The plot’s a bit on the silly side too, and while I normally like silliness here it’s borderline irritating. There’s two main strands, one involving the fact that everyone hates the courtroom artist as they fear he may portray them in an unflattering light, with the other seeing William blabbing details of the case to a woman in a nightclub (in a sequence which goes on for way too long) and then doing his best to rectify the situation without getting kicked off the case. It’s full of cringe humour and difficult to see why Acaster thought it would be amusing rather than annoying.
There are some funny moments, one character introduces himself by telling them that his name is “Mr Martin. My friend’s call me Mr Martin” while in one scene when the courtroom artist returns to the court Lucas utters “He’s back, everyone look as fit as you can” and they all pose for him despite the lawyer being in the middle of an important speech, and it’s also the moment the criminal realises he’s doomed with this bunch of idiots on the jury, but a lot of the time the gags are weak and the jokes fail to land.

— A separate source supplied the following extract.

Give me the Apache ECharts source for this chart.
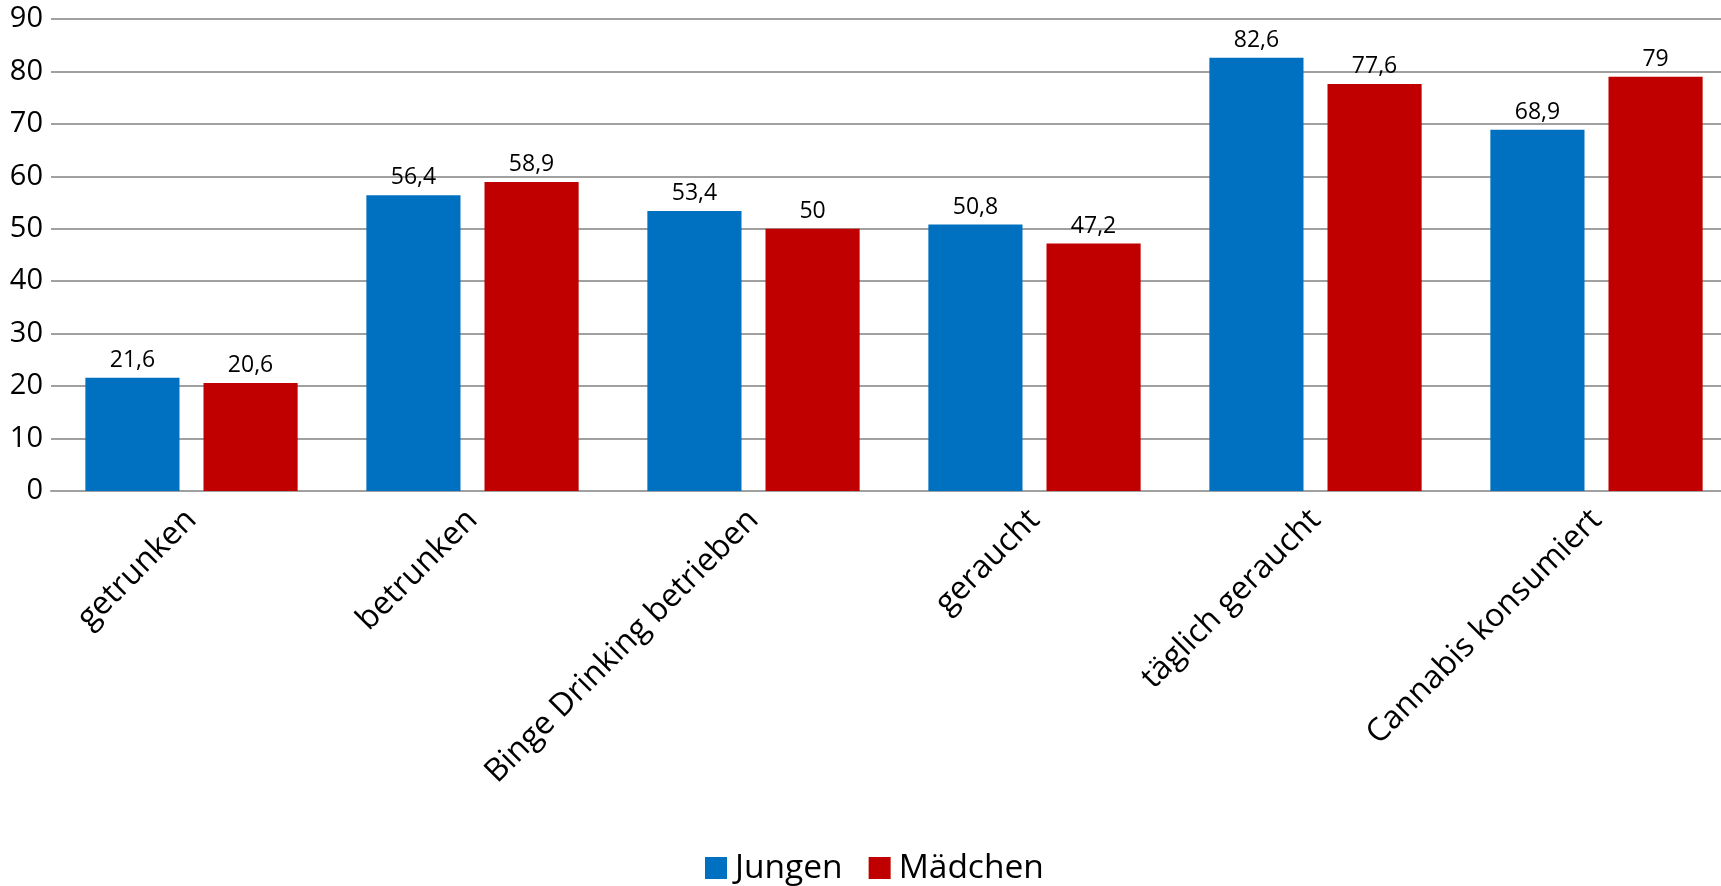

Acaster is an accomplished stand up comedian but judging by this he needs to sharpen his scripts a little more before they get made, and work on making the characters less cliched and one dimensional. I’m aware that a pilot can sometimes be a bit rough around the edges and may become something far more polished as a series goes on, but I couldn’t see that happening with this and it’s no bad thing that it wasn’t given a full series, and that Acaster was able to spend time working on his stand up instead.